Biographical details
- Born: January 6, 1995 (age 31) Norman, Oklahoma, U.S.
- Education: University of Oklahoma

Playing career
- 2015: Hutchinson Community College
- 2016–2017: Bradley
- 2018: Central Oklahoma

Coaching career (HC unless noted)
- 2021–2023: Utah (asst.)
- 2024–2026: Arkansas (asst.)
- 2027–present: Tulsa

Head coaching record
- Overall: 0–0–0 (–)

= DJ Gasso =

American softball coach (born 1995)

DJ Gasso (born January 6, 1995) is an American softball coach who is the current head coach at Tulsa.

==Playing career==
Gasso began his college baseball career at Hutchinson Community College in Hutchinson, Kansas. He then spent two years at Bradley University, where he posted a .255 batting average, a .311 slugging percentage and a .363 on-base percentage. He transferred to the University of Central Oklahoma in 2018. During his senior year he recorded a .303 batting average, a .395 on-base percentage and a .364 slugging average.

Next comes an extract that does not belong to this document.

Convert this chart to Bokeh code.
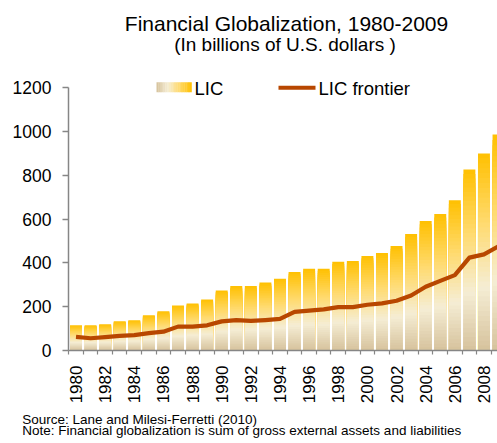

He finished his master's degree in intercollegiate athletics administration at the University of Oklahoma while serving as a graduate assistant for the Oklahoma Sooners softball team.

==Coaching career==
===Utah===
On June 23, 2020, Gasso was named an assistant coach for Utah. In his first season with Utah in 2021, the Utes hit 46 home runs, the most by a Utah team since 2012, and scored 237 runs, their most since 2017. In 2023, the Utes set single-season program records in runs (351), RBIs (316), slugging percentage (.483), doubles (84) and steals (99). Utah tied for fifth nationally in batting average (.327). He helped lead Utah to their first Women's College World Series appearance since 1994.

===Arkansas===
On June 29, 2023, Gasso was named an assistant coach for Arkansas, where he primarily served as the hitting coach. In his first season with Arkansas in 2024, the Razorbacks posted a 37–18 record. Under Gasso's tutelage, first baseman Bri Ellis earned NFCA All-America honors after posting a career-best .322 batting average and .444 on-base percentage with 14 home runs, 47 RBI, 36 runs scored and 97 total bases. In 2025, Arkansas set single-season records in runs scored (436), RBI (399), walks (291), doubles (90), on-base percentage (.439), and sacrifice flies (29).

===Tulsa===
On June 4, 2026, Gasso was named the head coach for Tulsa.

==Personal life==
Gasso's mother, Patty, is the head softball coach for Oklahoma, while his father, Jim, is the head softball coach for Mid-America Christian University. His older brother, JT, is an associate head coach for Oklahoma.